More on Dysfunctionology: Minority Rules
By JARED BERNSTEIN
I continue to believe that dysfunctionology — the study of why our national politics are so deeply screwed up — is an essential discipline for those of us who long for politicians who actually try to solve, not create, problems.
As I noted earlier this week:
… gerrymandering is clearly implicated. The fact of “safe,” noncompetitive districts…robs the political process of a disciplinary force, where members could conceivably be held to task for shutdowns and defaults.Ryan Lizza of The New Yorker has raised interesting points about this in an article that maps the districts of Republican representatives who signed a letter urging Speaker Boehner to use the threat of a government shutdown to defund Obamacare. Representative Mark Meadows, who drafted the letter, represents North Carolina’s 11th District — one that Mr. Lizza notes was gerrymandered after the 2010 census to become the most Republican district in the state.
There are 80 of these members, and Mr. Lizza points out that “[t]he ability of eighty members of the House of Representatives to push the Republican Party into a strategic course that is condemned by the party’s top strategists is a historical oddity.”
“These eighty members represent just eighteen per cent of the House and just a third of the two hundred and thirty-three House Republicans. They were elected with fourteen and a half million of the hundred and eighteen million votes cast in House elections last November, or twelve per cent of the total. In all, they represent fifty-eight million constituents. That may sound like a lot, but it’s just eighteen per cent of the population…Nothing you don’t know if you follow this, but I found those numbers to be illuminating. Why such intense minority rule? What’s got America stuck in Cruz control?
“Obama defeated Romney by four points nationally. But in [these] districts, Obama lost to Romney by an average of twenty-three points. The Republican members themselves did even better. In these eighty districts, the average margin of victory for the Republican candidate was thirty-four points.
“…these eighty members represent an America where the population is getting whiter, where there are few major cities, where Obama lost the last election in a landslide, and where the Republican Party is becoming more dominant and more popular. Meanwhile, in national politics, each of these trends is actually reversed.”
Someone in comments suggested that the courts had been far more lax on imposing rules against gerrymandering. Others noted that state legislatures are where the gerrymandering action is, so you’ve got to crack this case from the bottom up. Those explanations resonate with me.
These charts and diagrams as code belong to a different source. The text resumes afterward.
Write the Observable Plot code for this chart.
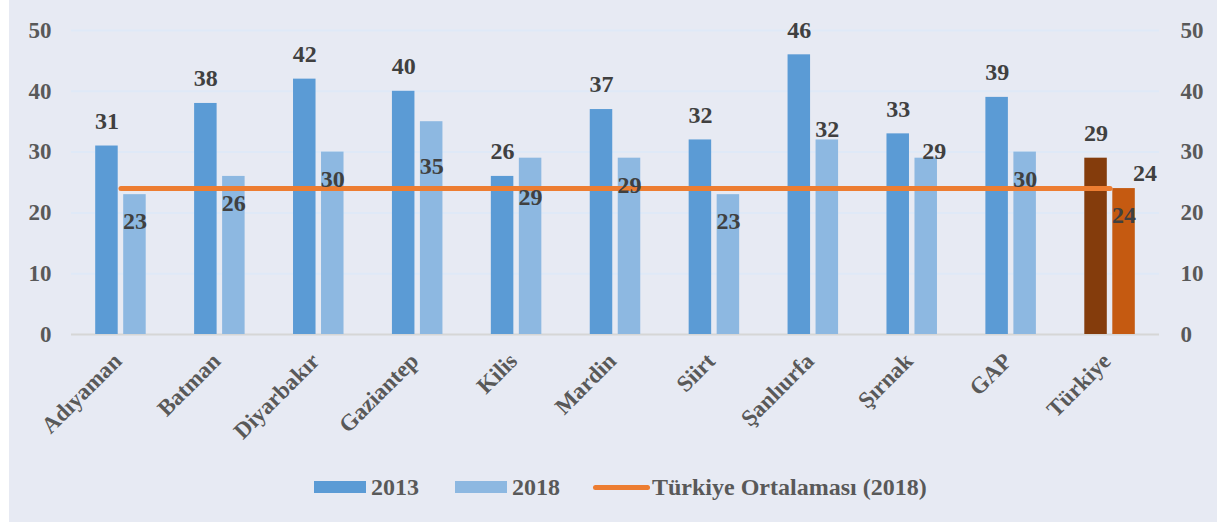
<!DOCTYPE html>
<html>
<head>
<meta charset="utf-8">
<script src="https://cdn.jsdelivr.net/npm/d3@7"></script>
<script src="https://cdn.jsdelivr.net/npm/@observablehq/plot@0.6"></script>
<style>
  html, body { margin: 0; padding: 0; background: #ffffff; }
  #frame { position: absolute; left: 9px; top: 0; width: 1208px; height: 522px; background: #E7EAF3; font-family: "Liberation Serif", "Times New Roman", serif; }
  #legend { height: 54px; display: flex; align-items: center; padding-left: 305px; font-weight: bold; font-size: 24px; color: #595959; }
  .sw { display: inline-block; width: 52px; height: 12px; margin-right: 5px; }
  .ln { display: inline-block; width: 57px; height: 5px; border-radius: 3px; margin-right: 2px; }
</style>
</head>
<body>
<div id="frame">
  <div id="chart"></div>
  <div id="legend"></div>
</div>
<script>
// ---- data ----
const regions = ["Adıyaman", "Batman", "Diyarbakır", "Gaziantep", "Kilis", "Mardin", "Siirt", "Şanlıurfa", "Şırnak", "GAP", "Türkiye"];
const values2013 = [31, 38, 42, 40, 26, 37, 32, 46, 33, 39, 29];
const values2018 = [23, 26, 30, 35, 29, 29, 23, 32, 29, 30, 24];
const turkiyeAverage2018 = 24;
const yTicks = [0, 10, 20, 30, 40, 50];
const seriesNames = ["2013", "2018", "Türkiye Ortalaması (2018)"];

// ---- rendering ----
const data = regions.map((r, i) => ({region: r, v2013: values2013[i], v2018: values2018[i]}));
const lineData = regions.map(r => ({region: r, v: turkiyeAverage2018}));

const W = 1208, H = 460;
const mL = 62, mR = 58, mT = 30, mB = 126;
const step = (W - mL - mR) / regions.length;
const barW = 22.5, gap = 5.5;
const innerEdge = gap / 2, outerEdge = gap / 2 + barW;
const insA = step / 2 - outerEdge; // outer inset
const insB = step / 2 + innerEdge; // inner inset

const c2013 = d => d.region === "Türkiye" ? "#843C0C" : "#5B9BD5";
const c2018 = d => d.region === "Türkiye" ? "#C55A11" : "#8DB8E1";

// label placement adjustments for the 2018 labels (px, relative to bar top)
const lab2018dy = {"Gaziantep": 45, "Kilis": 39, "Şanlıurfa": -11, "Şırnak": -7};
const lab2018dx = {"Şırnak": 8};

const labelFont = {fontFamily: "Liberation Serif, serif", fontWeight: "bold", fontSize: 24, fill: "#404040"};

const chart = Plot.plot({
  width: W,
  height: H,
  marginLeft: mL,
  marginRight: mR,
  marginTop: mT,
  marginBottom: mB,
  style: {background: "transparent", fontFamily: "Liberation Serif, serif", color: "#595959", overflow: "visible"},
  x: {domain: regions, padding: 0, round: false, axis: null},
  y: {domain: [0, 50], axis: null},
  marks: [
    Plot.gridY(yTicks.filter(t => t > 0), {stroke: "#DFE9F7", strokeWidth: 2, strokeOpacity: 1}),
    Plot.ruleY([0], {stroke: "#D6D6D6", strokeWidth: 2}),
    Plot.barY(data, {x: "region", y: "v2013", fill: c2013, insetLeft: insA, insetRight: insB}),
    Plot.barY(data, {x: "region", y: "v2018", fill: c2018, insetLeft: insB, insetRight: insA}),
    Plot.lineY(lineData, {x: "region", y: "v", stroke: "#ED7D31", strokeWidth: 5, strokeLinecap: "round"}),
    Plot.text(data, {x: "region", y: "v2013", text: d => String(d.v2013), dx: -(innerEdge + barW / 2), dy: -25, ...labelFont}),
    ...data.map(d => Plot.text([d], {x: "region", y: "v2018", text: e => String(e.v2018),
      dx: (innerEdge + barW / 2) + (lab2018dx[d.region] || 0), dy: (lab2018dy[d.region] ?? 27), ...labelFont})),
    Plot.text([lineData[lineData.length - 1]], {x: "region", y: "v", text: e => String(e.v), dx: 35, dy: -15, ...labelFont}),
    Plot.axisY(yTicks, {anchor: "left", tickSize: 0, tickPadding: 20, fontSize: 23, fontWeight: "bold", fill: "#595959"}),
    Plot.axisY(yTicks, {anchor: "right", tickSize: 0, tickPadding: 21, fontSize: 23, fontWeight: "bold", fill: "#595959"}),
    Plot.text(regions, {x: d => d, frameAnchor: "bottom", dy: 28, dx: 2, rotate: -45, textAnchor: "end", fontSize: 23, fontWeight: "bold", fill: "#595959"})
  ]
});
document.getElementById("chart").appendChild(chart);

// legend
const legend = document.getElementById("legend");
legend.innerHTML =
  `<span class="sw" style="background:#5B9BD5"></span><span style="margin-right:36px">${seriesNames[0]}</span>` +
  `<span class="sw" style="background:#8DB8E1"></span><span style="margin-right:33px">${seriesNames[1]}</span>` +
  `<span class="ln" style="background:#ED7D31"></span><span>${seriesNames[2]}</span>`;
</script>
</body>
</html>
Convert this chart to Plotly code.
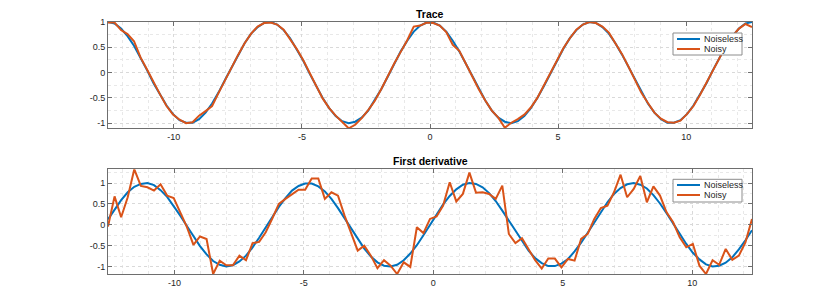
import numpy as np
import plotly.graph_objects as go

# ---------------- data ----------------
trace_x = np.linspace(-4 * np.pi, 4 * np.pi, 100)

trace_noiseless = [1.00, 0.97, 0.87, 0.72, 0.53, 0.30, 0.05, -0.21, -0.44, -0.65,
                   -0.82, -0.94, -0.99, -0.99, -0.92, -0.79, -0.61, -0.39, -0.14, 0.11,
                   0.36, 0.58, 0.77, 0.90, 0.98, 1.00, 0.95, 0.84, 0.68, 0.47,
                   0.24, -0.02, -0.27, -0.50, -0.70, -0.86, -0.96, -1.00, -0.97, -0.89,
                   -0.75, -0.55, -0.33, -0.08, 0.17, 0.42, 0.63, 0.81, 0.93, 0.99,
                   0.99, 0.93, 0.81, 0.63, 0.42, 0.17, -0.08, -0.33, -0.55, -0.75,
                   -0.89, -0.97, -1.00, -0.96, -0.86, -0.70, -0.50, -0.27, -0.02, 0.24,
                   0.47, 0.68, 0.84, 0.95, 1.00, 0.98, 0.90, 0.77, 0.58, 0.36,
                   0.11, -0.14, -0.39, -0.61, -0.79, -0.92, -0.99, -0.99, -0.94, -0.82,
                   -0.65, -0.44, -0.21, 0.05, 0.30, 0.53, 0.72, 0.87, 0.97, 1.00]

trace_noisy = [0.99, 0.99, 0.84, 0.76, 0.62, 0.30, 0.06, -0.20, -0.43, -0.66,
               -0.83, -0.93, -1.00, -0.98, -0.85, -0.76, -0.66, -0.40, -0.14, 0.12,
               0.35, 0.58, 0.77, 0.91, 0.98, 0.99, 0.95, 0.85, 0.67, 0.47,
               0.25, -0.02, -0.26, -0.51, -0.70, -0.85, -0.98, -1.10, -1.03, -0.90,
               -0.74, -0.56, -0.33, -0.07, 0.18, 0.41, 0.64, 0.91, 0.93, 0.99,
               0.98, 0.93, 0.80, 0.55, 0.43, 0.18, -0.08, -0.33, -0.55, -0.75,
               -0.89, -1.09, -0.99, -0.92, -0.83, -0.69, -0.50, -0.26, -0.01, 0.24,
               0.48, 0.68, 0.85, 0.95, 1.00, 0.98, 0.91, 0.79, 0.59, 0.37,
               0.12, -0.15, -0.40, -0.60, -0.79, -0.91, -0.98, -0.99, -0.95, -0.82,
               -0.66, -0.44, -0.20, 0.05, 0.30, 0.53, 0.72, 0.87, 0.96, 0.90]

deriv_x = trace_x[:-1]

deriv_noiseless = [0.13, 0.37, 0.59, 0.78, 0.91, 0.98, 1.00, 0.95, 0.83, 0.67,
                   0.46, 0.22, -0.03, -0.28, -0.51, -0.71, -0.87, -0.96, -1.00, -0.97,
                   -0.88, -0.74, -0.54, -0.31, -0.06, 0.19, 0.43, 0.64, 0.82, 0.93,
                   0.99, 0.99, 0.92, 0.80, 0.62, 0.40, 0.16, -0.10, -0.34, -0.57,
                   -0.76, -0.90, -0.98, -1.00, -0.96, -0.85, -0.69, -0.49, -0.25, 0.00,
                   0.25, 0.49, 0.69, 0.85, 0.96, 1.00, 0.98, 0.90, 0.76, 0.57,
                   0.34, 0.10, -0.16, -0.40, -0.62, -0.80, -0.92, -0.99, -0.99, -0.93,
                   -0.82, -0.64, -0.43, -0.19, 0.06, 0.31, 0.54, 0.74, 0.88, 0.97,
                   1.00, 0.96, 0.87, 0.71, 0.51, 0.28, 0.03, -0.22, -0.46, -0.67,
                   -0.83, -0.95, -1.00, -0.98, -0.91, -0.78, -0.59, -0.37, -0.13]

deriv_noisy = [-0.04, 0.68, 0.18, 0.66, 1.33, 0.93, 0.90, 0.82, 0.97, 0.70,
               0.64, 0.28, -0.05, -0.48, -0.28, -0.34, -1.18, -0.86, -0.97, -0.97,
               -0.74, -0.85, -0.44, -0.41, -0.18, 0.15, 0.50, 0.62, 0.74, 0.84,
               0.84, 1.11, 1.11, 0.62, 0.78, 0.70, 0.22, -0.22, -0.62, -0.50,
               -0.74, -1.04, -0.85, -0.98, -1.18, -0.90, -1.01, -0.06, -0.20, 0.14,
               0.20, 0.46, 1.02, 0.56, 0.74, 1.25, 0.77, 0.78, 0.74, 0.62,
               0.94, -0.22, -0.44, -0.32, -0.58, -0.85, -1.05, -0.81, -0.81, -1.02,
               -0.82, -0.86, -0.34, -0.22, 0.14, 0.40, 0.46, 0.78, 1.20, 0.66,
               0.86, 1.17, 0.54, 0.92, 0.70, 0.30, 0.06, -0.30, -0.54, -0.46,
               -0.98, -1.18, -0.85, -0.96, -0.58, -0.84, -0.74, -0.42, 0.14]

x_tickvals = [-10, -5, 0, 5, 10]
x_ticktext = ["-10", "-5", "0", "5", "10"]
y_tickvals = [-1, -0.5, 0, 0.5, 1]
y_ticktext = ["-1", "-0.5", "0", "0.5", "1"]

titles = ["Trace", "First derivative"]
names = ["Noiseless", "Noisy"]

# ---------------- style ----------------
BLUE = "#0072BD"
ORANGE = "#D95319"
FONT = "Liberation Sans, Arial, sans-serif"
AXC = "#6e6e6e"
GRIDC = "#d9d9d9"
MINORC = "#e8e8e8"
TXT = "#262626"
colors = [BLUE, ORANGE]

W, H = 830, 308
L, R, T, B = 108, 78, 22, 34
PW, PH = W - L - R, H - T - B


def px_x(px):
    return (px - L) / PW


def px_y(py):
    return (H - B - py) / PH


fig = go.Figure()
for i, ys in enumerate([trace_noiseless, trace_noisy]):
    fig.add_trace(go.Scatter(x=trace_x, y=ys, mode="lines", name=names[i],
                             line=dict(color=colors[i], width=2), xaxis="x", yaxis="y",
                             showlegend=False))
for i, ys in enumerate([deriv_noiseless, deriv_noisy]):
    fig.add_trace(go.Scatter(x=deriv_x, y=ys, mode="lines", name=names[i],
                             line=dict(color=colors[i], width=2), xaxis="x2", yaxis="y2",
                             showlegend=False))


def xax(rng, anchor):
    return dict(domain=[0, 1], anchor=anchor, range=rng, tickvals=x_tickvals, ticktext=x_ticktext,
                ticks="inside", ticklen=4, tickcolor=AXC, showline=True, linecolor=AXC, linewidth=1,
                mirror="ticks", showgrid=True, gridcolor=GRIDC, griddash="dot", gridwidth=1,
                zeroline=False, tickfont=dict(family=FONT, size=9, color=TXT),
                minor=dict(dtick=1, tick0=0, showgrid=True, gridcolor=MINORC, griddash="dot"))


def yax(dom, rng, anchor):
    return dict(domain=dom, anchor=anchor, range=rng, tickvals=y_tickvals, ticktext=y_ticktext,
                ticks="inside", ticklen=4, tickcolor=AXC, showline=True, linecolor=AXC, linewidth=1,
                mirror="ticks", showgrid=True, gridcolor=GRIDC, griddash="dot", gridwidth=1,
                zeroline=False, tickfont=dict(family=FONT, size=9, color=TXT),
                minor=dict(dtick=0.25, tick0=0, showgrid=True, gridcolor=MINORC, griddash="dot"))


top_rng = [min(min(trace_noiseless), min(trace_noisy)), max(max(trace_noiseless), max(trace_noisy))]
bot_rng = [min(min(deriv_noiseless), min(deriv_noisy)), max(max(deriv_noiseless), max(deriv_noisy))]

top_dom = [px_y(128.3), 1.0]
bot_dom = [0.0, px_y(169.3)]

# ---- compact MATLAB-style legends (box, line samples, labels) ----
shapes = []
annotations = []
for (box_top, box_bot, rows) in [(33, 55, (39, 49)), (179.3, 202, (185, 195))]:
    shapes.append(dict(type="rect", xref="paper", yref="paper",
                       x0=px_x(673), x1=px_x(742), y0=px_y(box_bot), y1=px_y(box_top),
                       fillcolor="white", line=dict(color="#8c8c8c", width=1), layer="above"))
    for k, ry in enumerate(rows):
        shapes.append(dict(type="line", xref="paper", yref="paper",
                           x0=px_x(677), x1=px_x(700), y0=px_y(ry), y1=px_y(ry),
                           line=dict(color=colors[k], width=2), layer="above"))
        annotations.append(dict(text=names[k], x=px_x(702), y=px_y(ry), xref="paper", yref="paper",
                                xanchor="left", yanchor="middle", showarrow=False,
                                font=dict(family=FONT, size=9, color=TXT)))

for t, dom in zip(titles, [top_dom, bot_dom]):
    annotations.append(dict(text="<b>" + t + "</b>", x=0.5, y=dom[1], xref="paper", yref="paper",
                            xanchor="center", yanchor="bottom", showarrow=False,
                            font=dict(family=FONT, size=10.5, color="black")))

fig.update_layout(
    width=W, height=H, autosize=False,
    margin=dict(l=L, r=R, t=T, b=B),
    paper_bgcolor="white", plot_bgcolor="white",
    font=dict(family=FONT, size=9, color=TXT),
    showlegend=False,
    hovermode=False,
    xaxis=xax([float(trace_x[0]), float(trace_x[-1])], "y"),
    yaxis=yax(top_dom, top_rng, "x"),
    xaxis2=xax([float(deriv_x[0]), float(deriv_x[-1])], "y2"),
    yaxis2=yax(bot_dom, bot_rng, "x2"),
    shapes=shapes,
    annotations=annotations,
)

fig.write_html("out.html", config={"displayModeBar": False},
               post_script="document.body.style.margin='0';")
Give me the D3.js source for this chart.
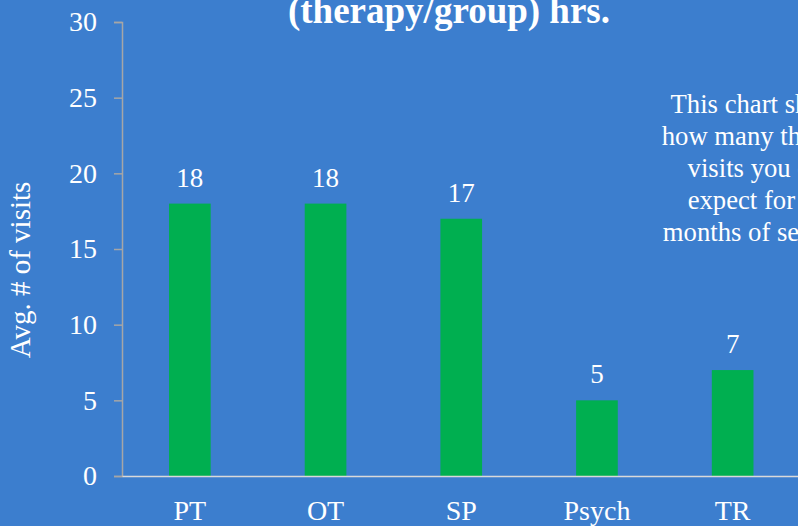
<!DOCTYPE html>
<html><head><meta charset="utf-8">
<script src="https://cdn.jsdelivr.net/npm/d3@7"></script>
<style>
html,body{margin:0;padding:0;background:#3C7ECE;overflow:hidden;}
svg{display:block;}
text{font-family:"Liberation Serif","Times New Roman",serif;fill:#fff;}
</style></head>
<body>
<svg id="c" width="798" height="526"></svg>
<script>
const categories = ["PT", "OT", "SP", "Psych", "TR"];
const visits = [18, 18, 17, 5, 7];
const yTicks = [0, 5, 10, 15, 20, 25, 30];
const titleText = "(therapy/group) hrs.";
const yLabel = "Avg. # of visits";
const noteLines = ["This chart shows", "how many therapy", "visits you can", "expect for the", "months of service."];

const W = 798, H = 526;
const svg = d3.select("#c");
svg.append("rect").attr("width", W).attr("height", H).attr("fill", "#3C7ECE");

const x = d3.scaleBand().domain(categories).range([122, 800.5]).paddingInner(0.693).paddingOuter(0.3465);
const y = d3.scaleLinear().domain([0, 30]).range([476, 22]);

// bars
svg.selectAll("rect.bar").data(categories).enter().append("rect")
  .attr("class", "bar")
  .attr("x", d => x(d))
  .attr("width", x.bandwidth())
  .attr("y", (d, i) => y(visits[i]))
  .attr("height", (d, i) => y(0) - y(visits[i]))
  .attr("fill", "#00AF50");

// value labels
svg.selectAll("text.val").data(categories).enter().append("text")
  .attr("class", "val")
  .attr("x", d => x(d) + x.bandwidth() / 2)
  .attr("y", (d, i) => y(visits[i]) - 17)
  .attr("text-anchor", "middle")
  .attr("font-size", "27px")
  .text((d, i) => visits[i]);

// y axis
const yAxis = svg.append("g").attr("transform", "translate(122,0)")
  .call(d3.axisLeft(y).tickValues(yTicks).tickSize(8).tickPadding(17));
yAxis.select(".domain").attr("stroke", "#A6A6A6").attr("stroke-width", 1.5);
yAxis.selectAll(".tick line").attr("stroke", "#A6A6A6").attr("stroke-width", 1.5);
yAxis.selectAll(".tick text").attr("font-size", "28px").attr("fill", "#fff")
  .attr("font-family", "Liberation Serif, serif");

// x axis
const xAxis = svg.append("g").attr("transform", "translate(0,476)")
  .call(d3.axisBottom(x).tickSize(0).tickPadding(24));
xAxis.select(".domain").attr("stroke", "#D9D9D9").attr("stroke-width", 1.5);
xAxis.selectAll(".tick text").attr("font-size", "28px").attr("fill", "#fff")
  .attr("font-family", "Liberation Serif, serif");

// y label
svg.append("text")
  .attr("transform", "translate(29.5,270) rotate(-90)")
  .attr("text-anchor", "middle")
  .attr("font-size", "29px")
  .text(yLabel);

// title (second line visible)
svg.append("text")
  .attr("x", 449).attr("y", 23)
  .attr("text-anchor", "middle")
  .attr("font-size", "37px")
  .attr("font-weight", "bold")
  .text(titleText);

// note
svg.append("g").selectAll("text").data(noteLines).enter().append("text")
  .attr("x", 761)
  .attr("y", (d, i) => 113 + i * 32)
  .attr("text-anchor", "middle")
  .attr("font-size", "26.7px")
  .text(d => d);
</script>
</body></html>
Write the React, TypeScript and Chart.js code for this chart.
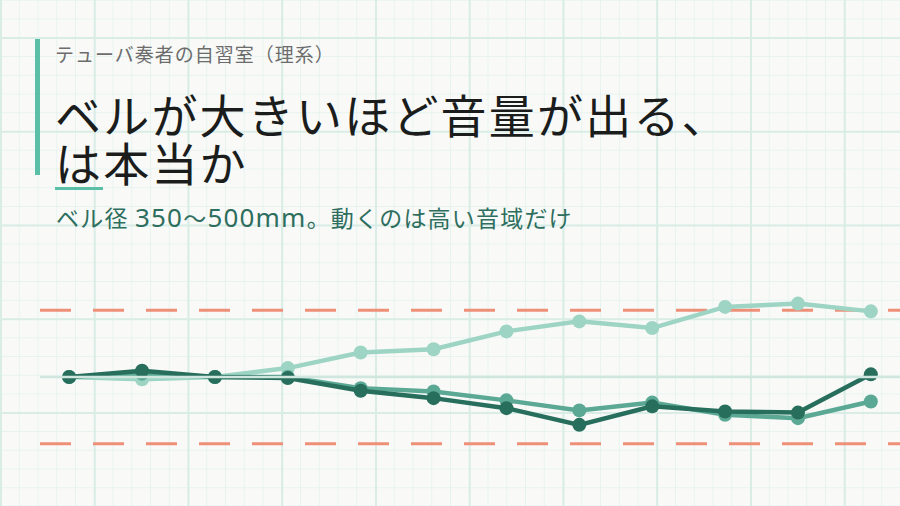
import { useEffect, useRef } from 'react';
import { Chart, registerables } from 'chart.js';

Chart.register(...registerables);

// 12 notes across the tuba range, low -> high
const noteIndex = [0, 1, 2, 3, 4, 5, 6, 7, 8, 9, 10, 11];

// level change vs. reference bell (dB)
const bellLarge = [0, -0.1, 0, 0.4, 1.1, 1.25, 2.05, 2.5, 2.2, 3.15, 3.3, 2.95];
const bellMid = [0, 0.15, 0, 0, -0.5, -0.65, -1.05, -1.5, -1.15, -1.7, -1.85, -1.1];
const bellSmall = [0, 0.28, 0, -0.05, -0.62, -0.95, -1.4, -2.15, -1.32, -1.55, -1.6, 0.12];

// perceptible-difference band (dB)
const noticeLimit = 3;
const xRange = [-0.4, 11.4];
const yRange = [-4, 4];

const toPoints = (ys: number[]) => ys.map((y, i) => ({ x: noteIndex[i], y }));
const flatLine = (y: number) => xRange.map((x) => ({ x, y }));

const FONT = '"Noto Sans CJK JP", "Noto Sans", sans-serif';
const LATIN = '"Noto Sans", "Noto Sans CJK JP", sans-serif';
const TEAL = '#5bbfa8';

function BellChart() {
  const canvasRef = useRef<HTMLCanvasElement>(null);

  useEffect(() => {
    if (!canvasRef.current) return;

    const series = (data: number[], color: string, order: number) => ({
      data: toPoints(data),
      borderColor: color,
      backgroundColor: color,
      pointBackgroundColor: color,
      pointBorderColor: color,
      borderWidth: 4.5,
      pointRadius: 7,
      pointBorderWidth: 0,
      tension: 0,
      clip: false as const,
      order,
    });

    const chart = new Chart(canvasRef.current, {
      type: 'line',
      data: {
        datasets: [
          {
            data: flatLine(0),
            borderColor: '#cfe7df',
            borderWidth: 2.5,
            pointRadius: 0,
            order: 0,
          },
          series(bellSmall, '#286e5c', 1),
          series(bellMid, '#5ba895', 2),
          series(bellLarge, '#9dd4c4', 3),
          {
            data: flatLine(noticeLimit),
            borderColor: '#ee9077',
            borderWidth: 3,
            borderDash: [31, 22],
            pointRadius: 0,
            order: 4,
          },
          {
            data: flatLine(-noticeLimit),
            borderColor: '#ee9077',
            borderWidth: 3,
            borderDash: [31, 22],
            pointRadius: 0,
            order: 4,
          },
        ],
      },
      options: {
        animation: false,
        responsive: false,
        maintainAspectRatio: false,
        layout: { padding: 0, autoPadding: false },
        plugins: {
          legend: { display: false },
          tooltip: { enabled: false },
        },
        scales: {
          x: { type: 'linear', display: false, min: xRange[0], max: xRange[1] },
          y: { type: 'linear', display: false, min: yRange[0], max: yRange[1] },
        },
      },
    });

    return () => {
      chart.destroy();
    };
  }, []);

  return (
    <canvas
      ref={canvasRef}
      width={860}
      height={178}
      style={{ position: 'absolute', left: 40, top: 288, width: 860, height: 178 }}
    />
  );
}

export default function App() {
  const minor = '#e7f3ef';
  const major = '#d9ece6';

  return (
    <div
      style={{
        position: 'fixed',
        left: 0,
        top: 0,
        width: 900,
        height: 506,
        overflow: 'hidden',
        fontFamily: FONT,
        backgroundColor: '#f9faf8',
        backgroundImage: [
          `linear-gradient(to right, ${major} 1.5px, transparent 1.5px)`,
          `linear-gradient(to bottom, ${major} 1.5px, transparent 1.5px)`,
          `linear-gradient(to right, ${minor} 1px, transparent 1px)`,
          `linear-gradient(to bottom, ${minor} 1px, transparent 1px)`,
        ].join(','),
        backgroundSize: '93.75px 93.75px, 93.75px 93.75px, 18.75px 18.75px, 18.75px 18.75px',
        backgroundPosition: '0 37px, 0 37px, 0 18.5px, 0 18.5px',
      }}
    >
      <div style={{ position: 'absolute', left: 35, top: 39, width: 5, height: 136, background: TEAL }} />
      <div
        style={{
          position: 'absolute',
          left: 55,
          top: 42,
          fontSize: 19,
          lineHeight: '24px',
          letterSpacing: 1,
          color: '#6c6c6c',
          whiteSpace: 'nowrap',
        }}
      >
        テューバ奏者の自習室（理系）
      </div>
      <div
        style={{
          position: 'absolute',
          left: 55,
          top: 89,
          fontSize: 46,
          lineHeight: '48px',
          letterSpacing: 2.2,
          color: '#1b1d1c',
          whiteSpace: 'nowrap',
        }}
      >
        ベルが大きいほど音量が出る、
        <br />
        は本当か
      </div>
      <div style={{ position: 'absolute', left: 55, top: 187, width: 48, height: 3, background: TEAL }} />
      <div
        style={{
          position: 'absolute',
          left: 56,
          top: 202,
          fontSize: 23,
          lineHeight: '30px',
          letterSpacing: 1.2,
          color: '#2e6e5e',
          whiteSpace: 'nowrap',
        }}
      >
        ベル径 <span style={{ fontFamily: LATIN, fontSize: 26 }}>350</span>〜
        <span style={{ fontFamily: LATIN, fontSize: 26 }}>500mm</span>。動くのは高い音域だけ
      </div>
      <BellChart />
    </div>
  );
}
But you have to ask yourself why a relatively small fringe from a demographic bubble has such sway over all the other, more moderate members of the party. Say what you want about John Boehner, but believe me, he knows better than to follow these guys down these paths to nowhere — or worse. The lopsided vote Friday in the Senate — where members are less bound by a narrow district — in favor of cloture on the budget-patch bill actually provides a good counterexample: 25 Republicans supported ending the debate, against the very long-winded admonitions of Senator Cruz.
The answer seems to be fear. They’re worried about being “primaried” from the right. And if you can strike that fear into a politician, your control over them is Svengali-like. It’s a power that Occupy Wall Street didn’t even get close to holding. It’s not even clear to me that “big labor,” as the right calls the labor movement, holds such sway anymore. But this fear is at the heart of how a small, extreme, demographically shrinking minority is controlling national politics and even, when you consider the ramifications of default on our sovereign debt, global economics.